Commercial Bank of Sri Lanka, the island’s biggest non-government bank, has had a relatively good crisis thanks to strong discipline and leadership.

The Sri Lanka rupee. Photo: Reuters

Sivakrishnarajah Renganathan, chief executive of Sri Lanka’s Commercial Bank, is one of the lender’s lifers: he joined straight out of school, in 1981, and ascended to the top of the country’s biggest non-government bank in July 2018.

His first months as boss were a success. ComBank announced its highest-ever annual profit after tax – SLRs17.86 billion ($90.3 million) – for calendar 2018, and by early 2019, it was on course to do even better.

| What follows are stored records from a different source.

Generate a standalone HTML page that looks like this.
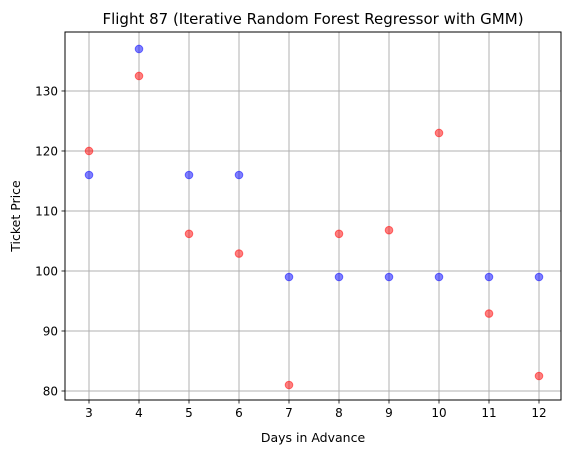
<!DOCTYPE html>
<html><head><meta charset="utf-8"><style>
html,body{margin:0;padding:0;background:#fff;}
svg text{font-family:"DejaVu Sans","Liberation Sans",sans-serif;fill:#000;}
</style></head><body>
<svg id="chart" width="571" height="455" xmlns="http://www.w3.org/2000/svg">
<rect width="571" height="455" fill="#fff"/>
<g id="grid"></g>
<g id="points"></g>
<rect x="65" y="32" width="496" height="368" fill="none" stroke="#000" stroke-width="1"/>
<g id="ticks"></g>
<text x="313" y="24" font-size="15" text-anchor="middle">Flight 87 (Iterative Random Forest Regressor with GMM)</text>
<text x="313" y="442" font-size="12.5" text-anchor="middle">Days in Advance</text>
<text x="20" y="216" font-size="12.5" text-anchor="middle" transform="rotate(-90 20 216)">Ticket Price</text>
</svg>
<script>
const days = [3,4,5,6,7,8,9,10,11,12];
const bluePrices = [116,137,116,116,99,99,99,99,99,99];
const redPrices = [120,132.5,106.2,102.9,81,106.2,106.8,123,92.9,82.5];
const xTicks = [3,4,5,6,7,8,9,10,11,12];
const yTicks = [80,90,100,110,120,130];

const L=65,R=561,T=32,B=400;
const xMin=2.52,xMax=12.44,yMin=78.5,yMax=139.83;
function xs(v){return L+(v-xMin)/(xMax-xMin)*(R-L);}
function ys(v){return B-(v-yMin)/(yMax-yMin)*(B-T);}
const NS="http://www.w3.org/2000/svg";
function mk(tag,attrs,parent){const e=document.createElementNS(NS,tag);for(const k in attrs)e.setAttribute(k,attrs[k]);parent.appendChild(e);return e;}
const grid=document.getElementById('grid'),ticks=document.getElementById('ticks'),pts=document.getElementById('points');
xTicks.forEach(t=>{
  const x=xs(t);
  const g=mk('line',{x1:x,x2:x,y1:T,y2:B,stroke:'#b0b0b0','stroke-width':1},grid);
  
  
  const tk=mk('line',{x1:x,x2:x,y1:B,y2:B+3.5,stroke:'#000','stroke-width':0.8},ticks);
  
  
  const tx=mk('text',{x:x,y:B+17,'font-size':12,'text-anchor':'middle'},ticks);
  tx.textContent=t;
  
  
});
yTicks.forEach(t=>{
  const y=ys(t);
  const g=mk('line',{x1:L,x2:R,y1:y,y2:y,stroke:'#b0b0b0','stroke-width':1},grid);
  
  
  const tk=mk('line',{x1:L-3.5,x2:L,y1:y,y2:y,stroke:'#000','stroke-width':0.8},ticks);
  
  
  const tx=mk('text',{x:L-7,y:y+4.5,'font-size':12,'text-anchor':'end'},ticks);
  tx.textContent=t;
  
  
});
days.forEach((d,i)=>{
  const c=mk('circle',{cx:xs(d),cy:ys(bluePrices[i]),r:3.8,fill:'rgba(0,0,255,0.5)',stroke:'rgba(0,0,255,0.5)','stroke-width':1},pts);
  
  
});
days.forEach((d,i)=>{
  const c=mk('circle',{cx:xs(d),cy:ys(redPrices[i]),r:3.8,fill:'rgba(255,0,0,0.5)',stroke:'rgba(255,0,0,0.5)','stroke-width':1},pts);
  
  
});
</script>
</body></html>
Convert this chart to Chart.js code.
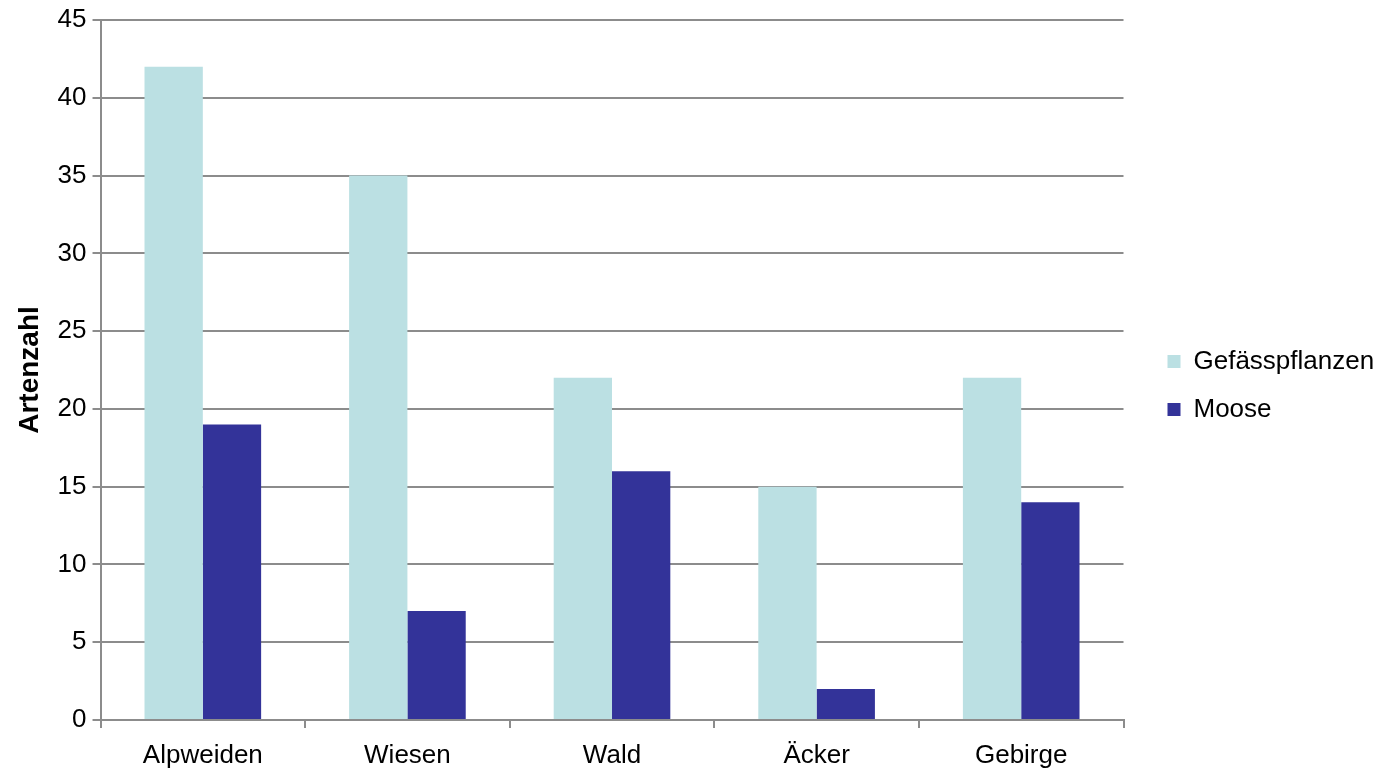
<!DOCTYPE html>
<html>
<head>
<meta charset="utf-8">
<script src="https://cdn.jsdelivr.net/npm/chart.js@4/dist/chart.umd.min.js"></script>
<style>
  html, body { margin:0; padding:0; background:#fff; }
  #wrap { width:1383px; height:771px; }
</style>
</head>
<body>
<div id="wrap"><canvas id="c" width="1383" height="771"></canvas></div>
<script>
const categories = ['Alpweiden', 'Wiesen', 'Wald', 'Äcker', 'Gebirge'];
const gefaesspflanzen = [42, 35, 22, 15, 22];
const moose = [19, 7, 16, 2, 14];

const gridGray = '#8c8c8c';
const font = { family: 'Liberation Sans, Arial, sans-serif', size: 26 };

new Chart(document.getElementById('c'), {
  type: 'bar',
  data: {
    labels: categories,
    datasets: [
      { label: 'Gefässpflanzen', data: gefaesspflanzen, backgroundColor: '#bbe0e3' },
      { label: 'Moose', data: moose, backgroundColor: '#333399' }
    ]
  },
  options: {
    responsive: false,
    animation: false,
    devicePixelRatio: 1,
    categoryPercentage: 0.57,
    barPercentage: 1,
    layout: { padding: { top: 0, left: 3, right: 9, bottom: 0 } },
    plugins: {
      tooltip: { enabled: false },
      legend: {
        position: 'right',
        labels: {
          font: font, color: '#000',
          boxWidth: 13, boxHeight: 13, padding: 22,
          useBorderRadius: false
        }
      }
    },
    scales: {
      x: {
        grid: { offset: true, drawOnChartArea: false, color: gridGray, lineWidth: 2, tickLength: 8 },
        border: { color: gridGray, width: 2 },
        ticks: { font: { ...font, lineHeight: 0.97 }, color: '#000', padding: 15 },
        afterFit: (s) => { s.height = 51; }
      },
      y: {
        min: 0, max: 45,
        ticks: { stepSize: 5, font: { ...font, lineHeight: 1.08 }, color: '#000', padding: 6 },
        grid: { color: gridGray, lineWidth: 2, tickLength: 8 },
        border: { color: gridGray, width: 2 },
        title: { display: true, text: 'Artenzahl', color: '#000',
                 font: { family: font.family, size: 28, weight: 'bold' }, padding: { top: 10, bottom: 5 } }
      },
      // empty spacer between plot and legend
      gap: {
        type: 'linear', position: 'right', display: true,
        ticks: { display: false }, grid: { display: false }, border: { display: false },
        afterFit: (s) => { s.width = 22; }
      }
    }
  }
});
</script>
</body>
</html>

The economy had taken off and tourism, one of the island’s biggest earners and sources of employment, was roaring. In the first three months alone of 2019, tourist arrivals topped 1.9 million, compared to 2.33 million for the whole of the previous year. Sri Lanka’s two biggest hotels, Colombo’s Cinnamon Grand and the shiny new Shangri-La, were packed, their restaurants heaving with guests.

A decade after the end of the civil war, Renganathan thought, this was surely the peace dividend Sri Lanka had longed for, with even better times ahead as ComBank prepared to celebrate its centenary in 2020.

We thought 2020 would be a much better year … a lot of things were planned.